1. Trim the brisket or roasts, removing large pieces of fat and connective tissue.

2. Combine the cure ingredients and rub them evenly into the pieces of meat. Cover the ends and into any flaps or seams in the meat.

3. Place the meat in a sealable plastic bag and push the air out. A vacuum or chamber sealer works great. Place the bags on a large baking sheet and refrigerate. Turn the meat over every second day for 8 to 10 days.

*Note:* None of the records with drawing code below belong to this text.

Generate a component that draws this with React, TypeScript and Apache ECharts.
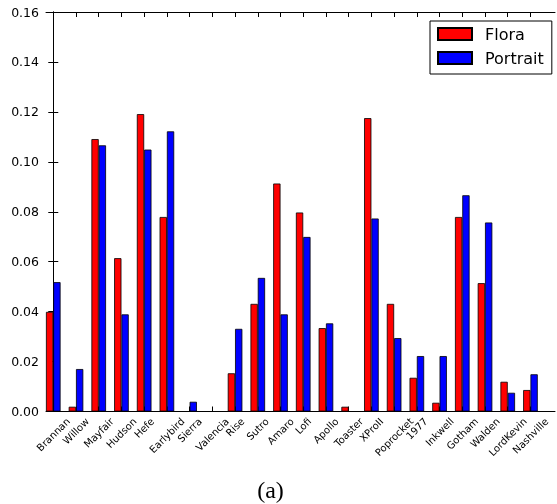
import React, { useEffect, useRef } from 'react';
import * as echarts from 'echarts';

const categories = ['Brannan', 'Willow', 'Mayfair', 'Hudson', 'Hefe', 'Earlybird', 'Sierra', 'Valencia', 'Rise', 'Sutro', 'Amaro', 'Lofi', 'Apollo', 'Toaster', 'XProII', 'Poprocket', '1977', 'Inkwell', 'Gotham', 'Walden', 'LordKevin', 'Nashville'];
const flora = [0.0399, 0.0019, 0.1091, 0.0614, 0.1191, 0.0779, 0, 0, 0.0153, 0.0431, 0.0913, 0.0797, 0.0334, 0.0019, 0.1175, 0.0431, 0.0135, 0.0035, 0.0779, 0.0514, 0.0119, 0.0086];
const portrait = [0.0518, 0.017, 0.1066, 0.0389, 0.1049, 0.1122, 0.0039, 0, 0.0331, 0.0535, 0.0389, 0.0699, 0.0353, 0, 0.0773, 0.0294, 0.0222, 0.0222, 0.0866, 0.0757, 0.0075, 0.0149];
const seriesNames = ['Flora', 'Portrait'];
const yMin = 0;
const yMax = 0.16;
const yStep = 0.02;
const caption = '(a)';

const FONT = '"DejaVu Sans", sans-serif';
const LABEL_SIZE = 10;

export default function App() {
  const ref = useRef<HTMLDivElement>(null);
  useEffect(() => {
    if (!ref.current) return;
    const chart = echarts.init(ref.current, null, { renderer: 'svg' });
    const canvas = document.createElement('canvas');
    const ctx = canvas.getContext('2d')!;
    ctx.font = `${LABEL_SIZE}px "DejaVu Sans"`;
    const h = LABEL_SIZE * 1.16;
    const rich: Record<string, any> = {};
    categories.forEach((c, i) => {
      const L = ctx.measureText(c).width;
      const P = (L + h) / 2;
      rich['c' + i] = { padding: [P, P, 0, 0], fontSize: LABEL_SIZE, fontFamily: FONT, color: '#000' };
    });
    const idx = categories.map((_, i) => i);
    const axisLineStyle = { color: '#000', width: 1 };
    chart.setOption({
      animation: false,
      grid: { left: 46, right: 2, top: 12, bottom: 92.5, containLabel: false },
      legend: {
        data: seriesNames,
        orient: 'vertical',
        left: 430,
        top: 21,
        icon: 'rect',
        itemWidth: 34,
        itemHeight: 12,
        itemGap: 8,
        padding: [5, 8, 8, 7],
        borderColor: '#000',
        borderWidth: 1,
        backgroundColor: '#fff',
        selectedMode: false,
        textStyle: { fontSize: 16, fontFamily: FONT, color: '#000', padding: [0, 0, 0, 8] },
      },
      xAxis: [
        {
          type: 'value',
          min: -0.32,
          max: 22.08,
          position: 'bottom',
          splitLine: { show: false },
          axisLine: { show: true, onZero: false, lineStyle: axisLineStyle },
          axisTick: { show: true, inside: true, length: 5, customValues: idx, lineStyle: axisLineStyle },
          axisLabel: {
            show: true,
            customValues: idx,
            rotate: 45,
            align: 'center',
            verticalAlign: 'middle',
            margin: 4,
            formatter: (v: number) => {
              const i = Math.round(v);
              return `{c${i}|${categories[i]}}`;
            },
            rich,
          },
        },
        {
          type: 'value',
          min: -0.32,
          max: 22.08,
          position: 'top',
          splitLine: { show: false },
          axisLine: { show: true, onZero: false, lineStyle: axisLineStyle },
          axisTick: { show: true, inside: true, length: 5, customValues: idx, lineStyle: axisLineStyle },
          axisLabel: { show: false },
        },
      ],
      yAxis: [
        {
          type: 'value',
          min: yMin,
          max: yMax,
          interval: yStep,
          position: 'left',
          splitLine: { show: false },
          axisLine: { show: true, lineStyle: axisLineStyle },
          axisTick: { show: true, inside: true, length: 5, lineStyle: axisLineStyle },
          axisLabel: {
            fontSize: 12.5,
            fontFamily: FONT,
            color: '#000',
            margin: 7,
            formatter: (v: number) => v.toFixed(2),
          },
        },
        {
          type: 'value',
          min: yMin,
          max: yMax,
          interval: yStep,
          position: 'right',
          splitLine: { show: false },
          axisLine: { show: true, lineStyle: axisLineStyle },
          axisTick: { show: true, inside: true, length: 5, lineStyle: axisLineStyle },
          axisLabel: { show: false },
        },
      ],
      series: [
        {
          name: seriesNames[0],
          type: 'bar',
          xAxisIndex: 0,
          yAxisIndex: 0,
          barWidth: 7.3,
          barGap: '0%',
          data: flora.map((v, i) => [i, v]),
          itemStyle: { color: '#ff0000', borderColor: '#000', borderWidth: 0.8 },
        },
        {
          name: seriesNames[1],
          type: 'bar',
          xAxisIndex: 0,
          yAxisIndex: 0,
          barWidth: 7.3,
          barGap: '0%',
          data: portrait.map((v, i) => [i, v]),
          itemStyle: { color: '#0000ff', borderColor: '#000', borderWidth: 0.8 },
        },
      ],
      graphic: [
        {
          type: 'text',
          x: 270.5,
          y: 490,
          style: {
            text: caption,
            fontSize: 24,
            fontFamily: '"Liberation Serif", serif',
            fill: '#000',
            textAlign: 'center',
            textVerticalAlign: 'middle',
          },
        },
      ],
    });
    return () => chart.dispose();
  }, []);
  return <div ref={ref} style={{ position: 'fixed', left: 0, top: 0, width: 557, height: 504 }} />;
}
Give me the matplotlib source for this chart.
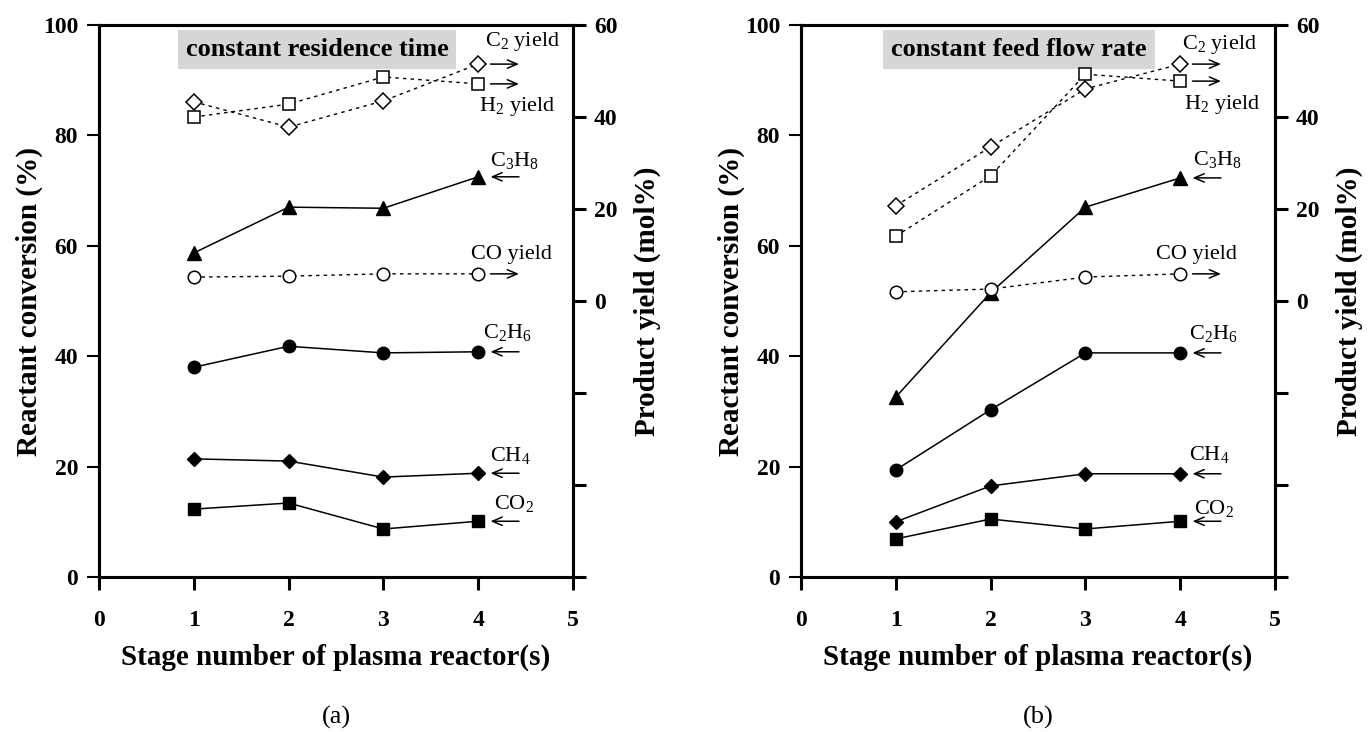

4. When curing is complete, remove the meat from the bags and rinse well under cold water. Place the meat in a meat tub and cover it with cold water, allowing it to sit for 30 minutes. Repeat the cold-water soak five or six times to ensure the final product is not too salty.

5. Remove the meat from the water, pat dry with a paper towel, and place it on a rack set on a baking sheet. Place the meat in the refrigerator overnight to allow it to air dry.

Meat on smoker rack

6. Place the meat in a smoker set to 250°F and monitor the internal temperature until it reaches 155-165°F. It will take about four hours or more, depending on the thickness of the meat.

7. Remove the meat from the smoker and allow it to cool before refrigerating overnight.

8. Use a steamer or roasting pan with a raised wire rack on a stovetop or outside burner. Add 2 to 3 cups of water so that it is just below the level of the rack. Place over medium-high heat and steam the meat until it reaches 195-200F internal temperature. The high temperature will ensure a tender, moist finish.

Steaming/roasting meat

9. Allow the meat to cool, brush with brandy, and sprinkle with the peppercorn and coriander rub.

10. Slice the meat thin and stack it in a sandwich. Consider a rye bread with hot mustard and sauerkraut.

Montreal smoked elk

*Instead of steaming the meat in a roasting pan, consider putting it in a pressure cooker with a rack, allowing water to steam from the bottom and heat and pressure to come up to temperature. Set the unit on high pressure for 30 minutes and let it depressurize independently.